Operates the mainline railways in Tasmania

TasRail (officially Tasmanian Railway Pty Limited) is a statutory corporation of the Tasmanian Government that has owned and operated Tasmania's mainline railways since 1st December 2009. It operates freight services only, as passenger trains in Tasmania ceased running in July 1978.

==History==
Established under the Rail Company Act 2009, on the 1st December 2009 the Tasmanian Government purchased the AN Tasrail business from Pacific National.

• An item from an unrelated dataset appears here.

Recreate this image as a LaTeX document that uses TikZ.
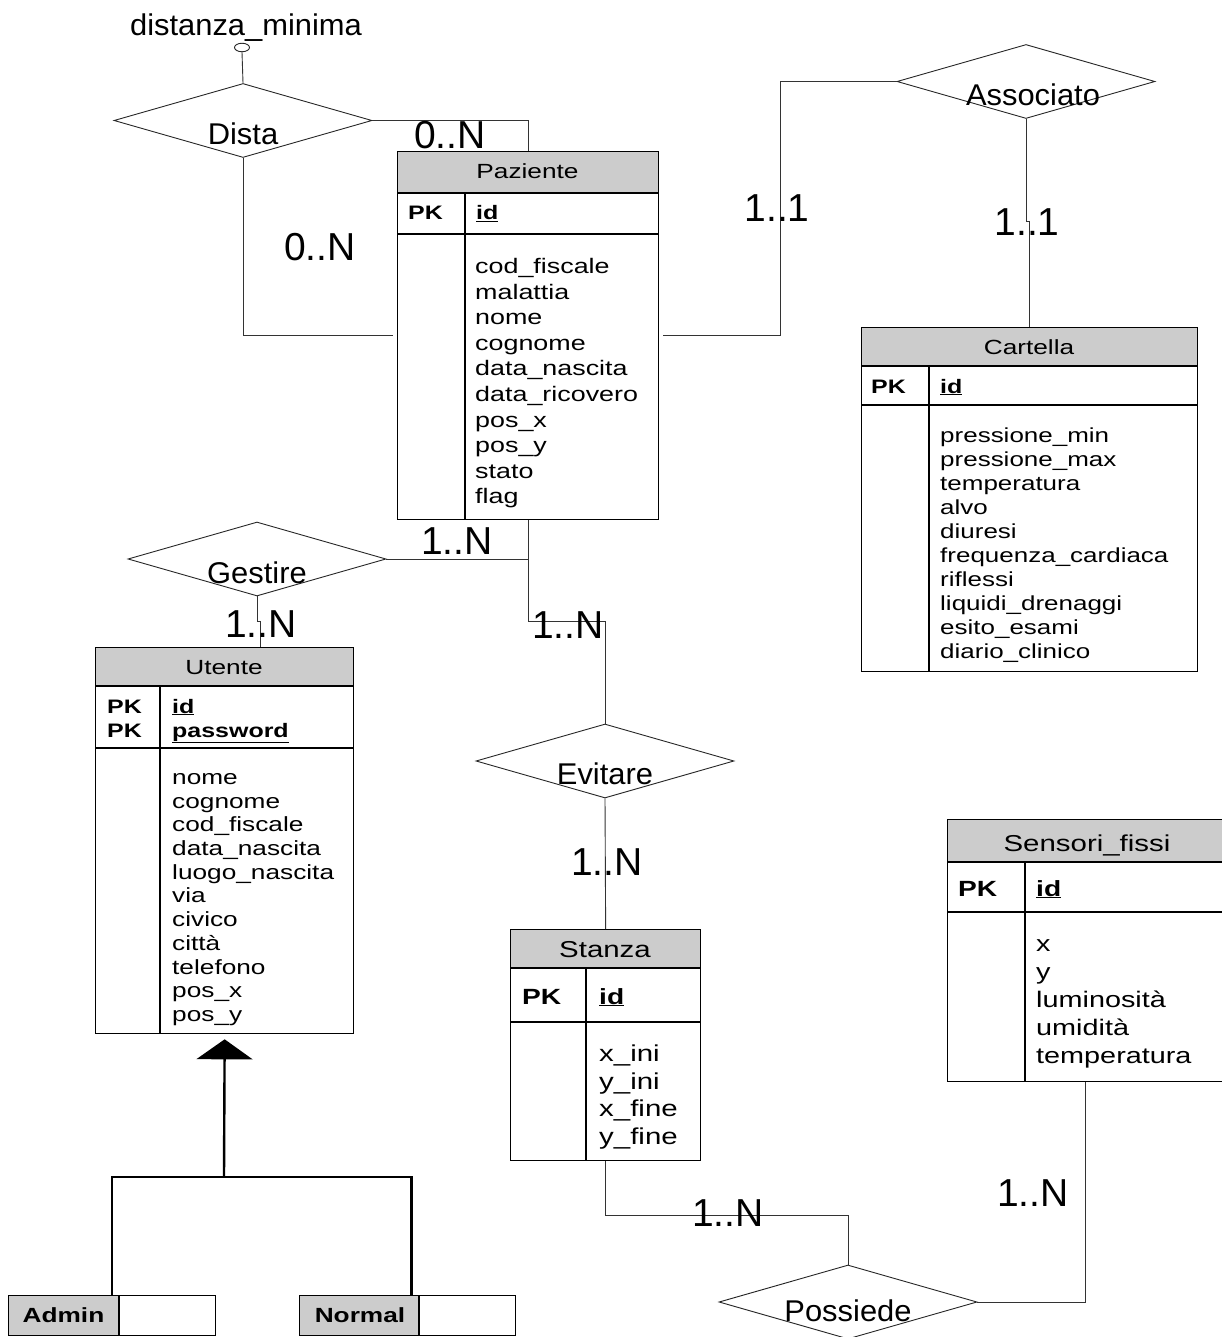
\documentclass[tikz,border=0pt]{standalone}
\usepackage{fontspec}
\setmainfont{Liberation Sans}
\newfontfamily\boxfont{Liberation Sans}[FakeStretch=1.28]
\newfontfamily\relfont{Liberation Sans}[FakeStretch=1.03]
\usetikzlibrary{shapes.geometric,arrows.meta,calc}

\tikzset{
  rule/.style={draw=black, line width=1.3pt},
  entity/.style={draw=black, line width=1.3pt, inner sep=0pt, anchor=north west},
  hdrfill/.style={fill=black!20},
  conn/.style={draw=black!80, line width=0.9pt},
  isa/.style={draw=black, line width=2.4pt},
  rel/.style={draw=black!85, line width=0.9pt, diamond, minimum width=258pt, minimum height=74pt, inner sep=0pt},
  rellabel/.style={font=\relfont\fontsize{30}{36}\selectfont, inner sep=0pt},
  card/.style={font=\fontsize{39}{44}\selectfont, inner sep=0pt},
  ttl/.style={inner sep=0pt, anchor=base},
  txt/.style={inner sep=0pt, anchor=base west},
  smallbox/.style={font=\boxfont\fontsize{20.5}{24}\selectfont},
  smallbold/.style={font=\boxfont\bfseries\fontsize{19.5}{23}\selectfont},
  bigbox/.style={font=\boxfont\fontsize{23}{28}\selectfont},
  bigbold/.style={font=\boxfont\bfseries\fontsize{22}{26}\selectfont},
}

% entity table: name, x1, y1, x2, y2, header bottom, key rows bottom, column divider
\newcommand{\erbox}[8]{%
  \fill[hdrfill] (#2,#3) rectangle (#4,#6);
  \draw[rule] (#2,#6) -- (#4,#6) (#2,#7) -- (#4,#7) (#8,#6) -- (#8,#5);
  \node[entity, minimum width={#4pt-#2pt}, minimum height={#5pt-#3pt}] (#1) at (#2,#3) {};
}

\begin{document}
\begin{tikzpicture}[x=1pt,y=-1pt]
\fill[white] (0,0) rectangle (1221,1337);
\useasboundingbox (0,0) rectangle (1221,1337);

% ---------- entities ----------
\erbox{paz}{397}{151}{658}{519}{193}{234}{465}
\node[ttl, smallbox] (pazT) at (527.5,178.5) {Paziente};
\node[txt, smallbold] (pazK) at (408,220) {PK};
\node[txt, smallbold] (pazI) at (476,220) {\underline{id}};
\foreach \t [count=\i from 0] in {cod\_fiscale,malattia,nome,cognome,data\_nascita,data\_ricovero,pos\_x,pos\_y,stato,flag}
  \node[txt, font=\boxfont\fontsize{21}{25}\selectfont] (pazA\i) at (475,{273.5+25.6*\i}) {\t};

\erbox{cart}{861}{327}{1197}{671}{366}{405}{929}
\node[ttl, smallbox] (cartT) at (1029,354) {Cartella};
\node[txt, smallbold] (cartK) at (871,393) {PK};
\node[txt, smallbold] (cartI) at (940,393) {\underline{id}};
\foreach \t [count=\i from 0] in {pressione\_min,pressione\_max,temperatura,alvo,diuresi,frequenza\_cardiaca,riflessi,liquidi\_drenaggi,esito\_esami,diario\_clinico}
  \node[txt, font=\boxfont\fontsize{20.3}{24}\selectfont] (cartA\i) at (940,{442.3+24*\i}) {\t};

\erbox{ute}{95}{647}{353}{1033}{686}{748}{160}
\node[ttl, smallbox] (uteT) at (224,674.4) {Utente};
\node[txt, smallbold] (uteK1) at (107,713) {PK};
\node[txt, smallbold] (uteK2) at (107,737) {PK};
\node[txt, smallbold] (uteI1) at (172,713) {\underline{id}};
\node[txt, smallbold] (uteI2) at (172,737) {\underline{password}};
\foreach \t [count=\i from 0] in {nome,cognome,cod\_fiscale,data\_nascita,luogo\_nascita,via,civico,città,telefono,pos\_x,pos\_y}
  \node[txt, font=\boxfont\fontsize{20.5}{24}\selectfont] (uteA\i) at (172,{784.4+23.7*\i}) {\t};

\erbox{stan}{510}{929}{700}{1160}{968}{1022}{586}
\node[ttl, bigbox] (stanT) at (605,957.5) {Stanza};
\node[txt, bigbold] (stanK) at (522,1004) {PK};
\node[txt, bigbold] (stanI) at (599,1004) {\underline{id}};
\foreach \t [count=\i from 0] in {x\_ini,y\_ini,x\_fine,y\_fine}
  \node[txt, bigbox] (stanA\i) at (599,{1061.3+27.7*\i}) {\t};

\erbox{sens}{947}{819}{1223}{1081}{862}{912}{1025}
\node[ttl, bigbox] (sensT) at (1087,851.5) {Sensori\_fissi};
\node[txt, bigbold] (sensK) at (958,896) {PK};
\node[txt, bigbold] (sensI) at (1036,896) {\underline{id}};
\foreach \t [count=\i from 0] in {x,y,luminosità,umidità,temperatura}
  \node[txt, font=\boxfont\fontsize{22.5}{27}\selectfont] (sensA\i) at (1036,{951.1+28*\i}) {\t};

% subtypes of Utente
\fill[hdrfill] (8,1295) rectangle (119,1335);
\draw[rule] (119,1295) -- (119,1335);
\node[entity, minimum width=207pt, minimum height=40pt] (adm) at (8,1295) {};
\node[ttl, font=\boxfont\bfseries\fontsize{20.5}{24}\selectfont] (admT) at (63.5,1322) {Admin};
\fill[hdrfill] (299,1295) rectangle (419,1335);
\draw[rule] (419,1295) -- (419,1335);
\node[entity, minimum width=216pt, minimum height=40pt] (norm) at (299,1295) {};
\node[ttl, font=\boxfont\bfseries\fontsize{20.5}{24}\selectfont] (normT) at (360,1322) {Normal};

% ---------- relationships ----------
\node[rel] (dista) at (243,120.5) {};
\node[rellabel] (distaT) at ([yshift=-13.5pt]dista.center) {Dista};
\node[rel] (asso) at (1026,81.5) {};
\node[rellabel] (assoT) at ([xshift=7pt,yshift=-13pt]asso.center) {Associato};
\node[rel] (gest) at (257,559) {};
\node[rellabel] (gestT) at ([yshift=-14pt]gest.center) {Gestire};
\node[rel] (evit) at (605,761) {};
\node[rellabel] (evitT) at ([yshift=-13pt]evit.center) {Evitare};
\node[rel] (poss) at (848,1302) {};
\node[rellabel] (possT) at ([yshift=-9pt]poss.center) {Possiede};

% attribute of Dista
\node[draw=black!85, line width=0.9pt, ellipse, minimum width=15pt, minimum height=8.5pt, inner sep=0pt] (dmin) at (242,47.5) {};
\node[inner sep=0pt, anchor=base, font=\relfont\fontsize{30}{34}\selectfont] (dminT) at (246,36) {distanza\_minima};

% ---------- connectors ----------
\coordinate (asbend) at (780,81.5);
\draw[conn] (dmin.south) -- (dista.north);
\draw[conn] (dista.east) -| (paz.north);
\draw[conn] (dista.south) |- ([xshift=-4pt]paz.west);
\draw[conn] ([xshift=4pt]paz.east) -| (asbend) -- (asso.west);
\draw[conn] (asso.south) -- ++(0,103) -| (cart.north);
\draw[conn] (gest.east) -| (paz.south);
\draw[conn] (paz.south) -- ++(0,101) -| (evit.north);
\draw[conn] (gest.south) -- ++(0,25) -| ([xshift=36pt]ute.north);
\draw[conn] (evit.south) -- (stan.north);
\draw[conn] (stan.south) -- ++(0,54) -| (poss.north);
\draw[conn] (poss.east) -| (sens.south);

% generalization
\coordinate (isaj) at (224,1177);
\draw[isa, -{Triangle[width=56pt,length=20pt]}] (isaj) -- ([yshift=-5pt]ute.south);
\draw[isa] (adm.north) |- (isaj) -| ([xshift=4pt]norm.north);

% ---------- cardinalities ----------
\node[card] (c1) at (450,135) {0..N};
\node[card] (c2) at (320,247) {0..N};
\node[card] (c3) at (777,208) {1..1};
\node[card] (c4) at (1027,222) {1..1};
\node[card] (c5) at (457,541) {1..N};
\node[card] (c6) at (261,624) {1..N};
\node[card] (c7) at (568,625) {1..N};
\node[card] (c8) at (607,862) {1..N};
\node[card] (c9) at (728,1213) {1..N};
\node[card] (c10) at (1033,1193) {1..N};
\end{tikzpicture}
\end{document}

TasRail combined the above-rail (rollingstock) and business assets with the below-rail assets (track and associated infrastructure), for which the state had assumed responsibility in May 2007, to form a vertically integrated rail operator.

The Tasmanian Government Railways had operated the state's railway network until it passed to the federal government's Australian National in March 1978.

==Fleet==
As of April 2017, the fleet consisted of 27 operational locomotives.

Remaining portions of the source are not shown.